Para além da religião e da língua, uma coisa se repete nas paisagens do Cairo, de Damasco, de Amã ou de Sanaa: retratos de ditadores. No Cairo, a fotografia de Mubarak olha-nos em cada canto, sendo certo que, se nada acontecesse, no lugar dela seria posta a do seu filho Gamal. Em Amã, é a fotografia do Rei Abdullah que ocupa o espaço público. Em Sanaa, o bigode de Saleh está em todas as esquinas. Em Damasco, Bashar al-Assad divide a iconografia da ditadura com o pai que governava antes dele e com o falecido irmão que deveria ter ficado com o seu lugar. Mas os símbolos populares são outros: no Iémen, quando lá estive, em 2005, era a cara de Yassin, líder religioso do Hamas abatido pelos israelitas; na Síria, quando lá estive, durante os bombardeamentos israelitas ao Líbano em 2006, eram as bandeiras amarelas do Hezbollah; no Egito é a Irmandade Muçulmana.
Não se trata de fanatismo religioso. Perante ditaduras incompetentes e cleptómanas, os islamistas parecem ser os únicos que se preocupam com o povo. O suficiente para lhe dar pão, conforto espiritual e alguma autoestima. Salva-nos o facto de, apesar de tudo, os movimentos laicos que tomaram o poder durante as independências terem apostado num sistema educativo público. E das redes sociais, que servem para arregimentar militantes para os grupos islamistas, também servirem para conectar os jovens árabes com o resto do mundo. Na Síria, na Jordânia, na Tunísia e no Egito há oposições democráticas que acreditam numa terceira via. Graças a elas, é possível que estejamos a assistir ao fim do período pós-colonial na região sem que isso resulte em teocracias.
Foram a crise económica e a repressão, e não a questão religiosa ou a relação com o Ocidente, que levaram a estas revoltas. E elas unem oposição laica e religiosa. No Egito, não foi a Irmandade Muçulmana que liderou os protestos. Até foi surpreendida por eles. Mas tem o apoio de cerca de um quinto dos egípcios e parece estar disposta a entrar no jogo democrático. Sem ela, não há democracia. Podemos aprender com o passado recente. Com a Turquia, onde o AKP está no poder e até tem garantido alguma progressão democrática. Com o Líbano, onde o Hezbollah integra uma coligação governamental. Com a Palestina, onde, pelo contrário, o isolamento internacional do Hamas levou a uma guerra civil.
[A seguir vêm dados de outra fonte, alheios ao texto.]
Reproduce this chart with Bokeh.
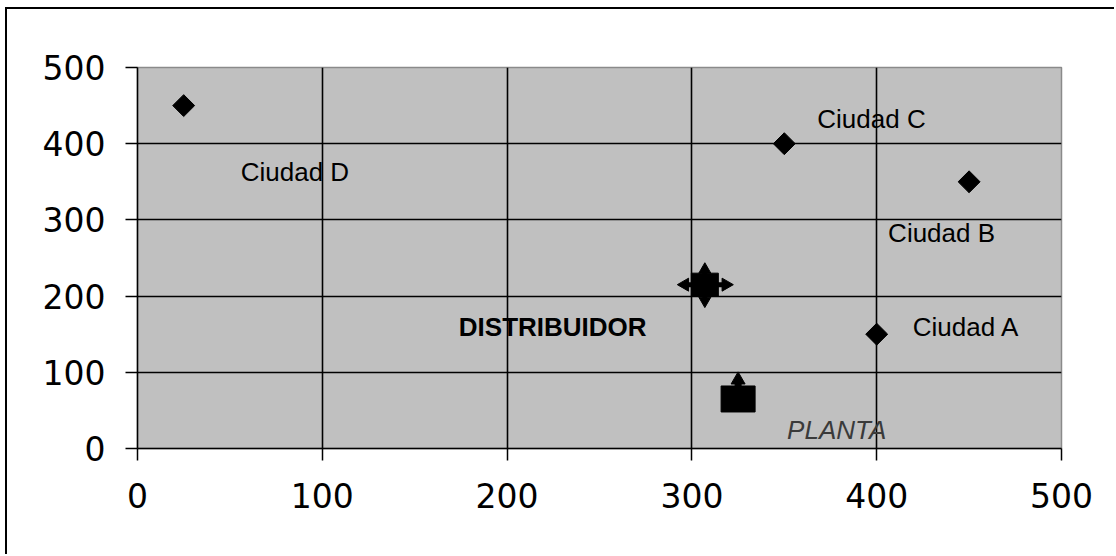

O Egito não será um Irão. Poderá vir a ser uma democracia musculada, uma democracia plena ou uma ditadura renovada. Serão os militares a determinar a evolução provável. E, caso os generais mudem de campo, os partidos estão dispostos a aceitar a sua tutela, mesmo que transitória. Claro que é difícil para os Estados Unidos e para a Europa abrirem mão do controlo de uma região com a importância estratégica que esta tem. Claro que Governo israelita sabe que alguém que dependa do voto dos egípcios não poderá continuar a cumprir o papel de guarda prisional de Gaza. Mas se o desejo ocidental de limitar a democracia árabe voltar a imperar, tentando afastar parte das forças políticas deste processo, tudo pode correr mal. Se, pelo contrário, percebermos que há mundo para lá dos nossos medos, talvez haja esperança para estes povos. Os árabes estão a fazer a sua parte. Será que o Ocidente conseguirá, desta vez, estar à altura?